Exercise directions :: Copy the lines of the data below exactly, starting at the first and stopping after the line that contains "import seaborn as sns"; include no pictures.

*****

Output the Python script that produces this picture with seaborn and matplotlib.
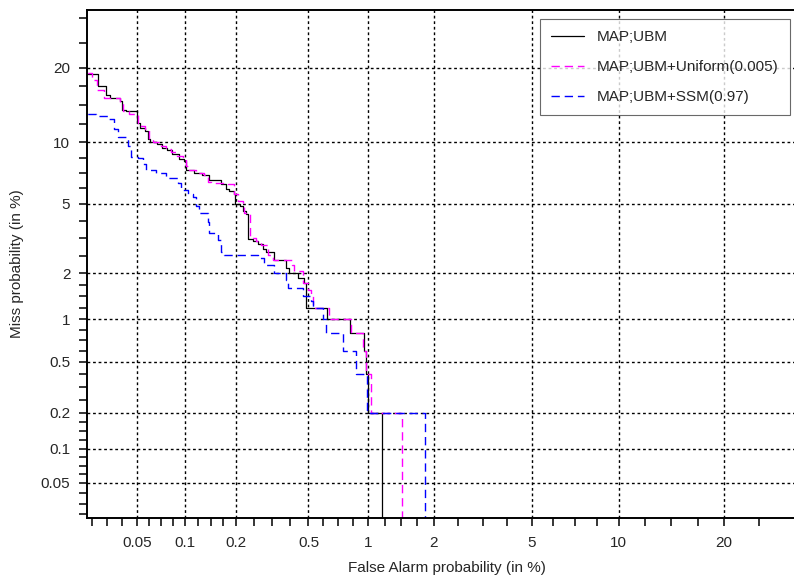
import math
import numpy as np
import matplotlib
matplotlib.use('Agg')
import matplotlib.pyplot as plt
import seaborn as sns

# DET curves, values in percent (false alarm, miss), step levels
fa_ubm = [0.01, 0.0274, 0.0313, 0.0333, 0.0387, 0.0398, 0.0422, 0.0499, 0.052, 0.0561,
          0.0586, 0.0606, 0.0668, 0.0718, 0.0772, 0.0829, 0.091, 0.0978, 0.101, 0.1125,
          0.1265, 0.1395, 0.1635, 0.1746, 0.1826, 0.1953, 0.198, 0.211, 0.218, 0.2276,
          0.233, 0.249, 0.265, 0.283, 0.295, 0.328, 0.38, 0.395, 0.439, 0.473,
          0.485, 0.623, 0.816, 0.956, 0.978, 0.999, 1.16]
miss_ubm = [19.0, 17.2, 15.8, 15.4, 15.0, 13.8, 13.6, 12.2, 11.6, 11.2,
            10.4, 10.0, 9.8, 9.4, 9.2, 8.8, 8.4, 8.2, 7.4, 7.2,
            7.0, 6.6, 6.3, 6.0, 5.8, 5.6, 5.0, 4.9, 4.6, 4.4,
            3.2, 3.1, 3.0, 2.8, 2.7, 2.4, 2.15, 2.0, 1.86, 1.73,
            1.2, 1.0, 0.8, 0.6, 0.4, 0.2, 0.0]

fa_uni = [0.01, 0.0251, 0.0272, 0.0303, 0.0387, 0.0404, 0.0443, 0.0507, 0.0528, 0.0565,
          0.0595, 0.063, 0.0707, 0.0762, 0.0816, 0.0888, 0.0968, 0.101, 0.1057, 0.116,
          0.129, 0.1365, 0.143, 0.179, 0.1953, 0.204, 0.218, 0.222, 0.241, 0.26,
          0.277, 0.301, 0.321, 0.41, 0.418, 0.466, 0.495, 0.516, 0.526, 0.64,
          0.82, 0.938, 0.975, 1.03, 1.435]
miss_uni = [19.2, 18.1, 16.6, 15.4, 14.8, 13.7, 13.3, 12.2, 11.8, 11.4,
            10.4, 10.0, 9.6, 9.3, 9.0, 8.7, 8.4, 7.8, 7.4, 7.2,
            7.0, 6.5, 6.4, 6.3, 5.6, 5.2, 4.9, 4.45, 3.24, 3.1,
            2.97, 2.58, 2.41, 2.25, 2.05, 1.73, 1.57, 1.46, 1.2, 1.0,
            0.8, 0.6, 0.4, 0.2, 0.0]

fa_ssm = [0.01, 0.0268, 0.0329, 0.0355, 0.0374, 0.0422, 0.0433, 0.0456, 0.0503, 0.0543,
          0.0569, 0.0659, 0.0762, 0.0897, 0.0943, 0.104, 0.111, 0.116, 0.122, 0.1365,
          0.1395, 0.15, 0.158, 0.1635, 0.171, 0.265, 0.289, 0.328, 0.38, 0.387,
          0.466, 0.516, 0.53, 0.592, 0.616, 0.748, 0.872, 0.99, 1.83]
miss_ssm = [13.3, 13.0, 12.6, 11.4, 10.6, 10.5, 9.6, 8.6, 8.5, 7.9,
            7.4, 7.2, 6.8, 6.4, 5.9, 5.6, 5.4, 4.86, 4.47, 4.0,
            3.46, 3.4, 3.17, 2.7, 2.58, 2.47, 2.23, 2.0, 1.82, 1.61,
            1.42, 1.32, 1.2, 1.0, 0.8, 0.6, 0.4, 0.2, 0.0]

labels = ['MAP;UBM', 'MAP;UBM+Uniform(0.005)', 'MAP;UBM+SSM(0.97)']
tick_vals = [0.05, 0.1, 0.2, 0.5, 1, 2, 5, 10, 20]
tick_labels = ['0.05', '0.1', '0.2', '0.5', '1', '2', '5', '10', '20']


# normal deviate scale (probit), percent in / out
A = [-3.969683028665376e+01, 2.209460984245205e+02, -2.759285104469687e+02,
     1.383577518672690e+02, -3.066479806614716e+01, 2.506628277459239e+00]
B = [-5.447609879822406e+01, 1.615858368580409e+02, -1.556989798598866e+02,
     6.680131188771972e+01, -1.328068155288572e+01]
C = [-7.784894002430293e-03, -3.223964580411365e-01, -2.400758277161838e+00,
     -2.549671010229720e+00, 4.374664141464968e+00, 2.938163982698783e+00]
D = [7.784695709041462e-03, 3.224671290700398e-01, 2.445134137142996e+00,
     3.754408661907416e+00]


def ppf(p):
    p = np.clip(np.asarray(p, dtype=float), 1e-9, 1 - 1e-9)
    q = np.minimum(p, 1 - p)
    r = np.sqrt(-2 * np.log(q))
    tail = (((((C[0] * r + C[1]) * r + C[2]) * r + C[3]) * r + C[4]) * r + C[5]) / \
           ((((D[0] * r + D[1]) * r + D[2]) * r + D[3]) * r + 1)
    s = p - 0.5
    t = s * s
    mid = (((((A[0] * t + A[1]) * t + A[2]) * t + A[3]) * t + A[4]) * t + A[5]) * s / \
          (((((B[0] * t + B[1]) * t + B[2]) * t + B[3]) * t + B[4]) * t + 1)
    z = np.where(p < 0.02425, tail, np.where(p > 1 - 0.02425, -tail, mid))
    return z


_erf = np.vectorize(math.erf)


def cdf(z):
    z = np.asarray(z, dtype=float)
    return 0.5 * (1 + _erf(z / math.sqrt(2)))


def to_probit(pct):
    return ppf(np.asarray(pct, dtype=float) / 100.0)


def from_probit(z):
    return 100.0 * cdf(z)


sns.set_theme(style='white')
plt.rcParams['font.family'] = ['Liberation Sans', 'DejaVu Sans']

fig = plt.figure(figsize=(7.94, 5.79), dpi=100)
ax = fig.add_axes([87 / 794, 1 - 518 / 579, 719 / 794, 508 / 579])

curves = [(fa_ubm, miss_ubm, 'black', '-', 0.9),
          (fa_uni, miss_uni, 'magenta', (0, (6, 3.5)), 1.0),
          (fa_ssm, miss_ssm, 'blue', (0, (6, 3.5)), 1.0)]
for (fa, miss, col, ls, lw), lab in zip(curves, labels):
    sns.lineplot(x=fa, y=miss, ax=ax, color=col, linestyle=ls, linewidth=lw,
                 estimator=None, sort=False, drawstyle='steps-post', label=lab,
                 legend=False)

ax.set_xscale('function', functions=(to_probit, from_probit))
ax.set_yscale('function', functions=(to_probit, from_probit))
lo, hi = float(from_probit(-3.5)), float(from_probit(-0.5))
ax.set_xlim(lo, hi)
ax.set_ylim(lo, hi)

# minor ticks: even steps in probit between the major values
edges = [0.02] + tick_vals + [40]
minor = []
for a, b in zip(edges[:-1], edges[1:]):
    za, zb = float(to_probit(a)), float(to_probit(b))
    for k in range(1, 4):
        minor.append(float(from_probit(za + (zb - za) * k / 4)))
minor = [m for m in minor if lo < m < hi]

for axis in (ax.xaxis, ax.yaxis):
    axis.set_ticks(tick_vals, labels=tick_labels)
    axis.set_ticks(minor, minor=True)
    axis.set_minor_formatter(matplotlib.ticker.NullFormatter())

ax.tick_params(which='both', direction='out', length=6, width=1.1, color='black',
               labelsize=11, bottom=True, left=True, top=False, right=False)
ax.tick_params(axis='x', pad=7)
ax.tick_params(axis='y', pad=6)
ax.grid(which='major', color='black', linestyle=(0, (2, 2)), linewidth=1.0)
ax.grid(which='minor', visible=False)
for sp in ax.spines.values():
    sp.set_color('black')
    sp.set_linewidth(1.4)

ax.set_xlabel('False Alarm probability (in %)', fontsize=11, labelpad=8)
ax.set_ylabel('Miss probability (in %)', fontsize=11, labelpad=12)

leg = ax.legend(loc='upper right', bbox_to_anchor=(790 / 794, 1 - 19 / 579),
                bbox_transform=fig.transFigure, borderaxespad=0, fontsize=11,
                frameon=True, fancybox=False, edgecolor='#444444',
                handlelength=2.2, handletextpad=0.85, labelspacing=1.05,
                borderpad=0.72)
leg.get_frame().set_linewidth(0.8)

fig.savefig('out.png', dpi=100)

*****

Task solution ::
Output the Python script that produces this picture with seaborn and matplotlib.
import math
import numpy as np
import matplotlib
matplotlib.use('Agg')
import matplotlib.pyplot as plt
import seaborn as sns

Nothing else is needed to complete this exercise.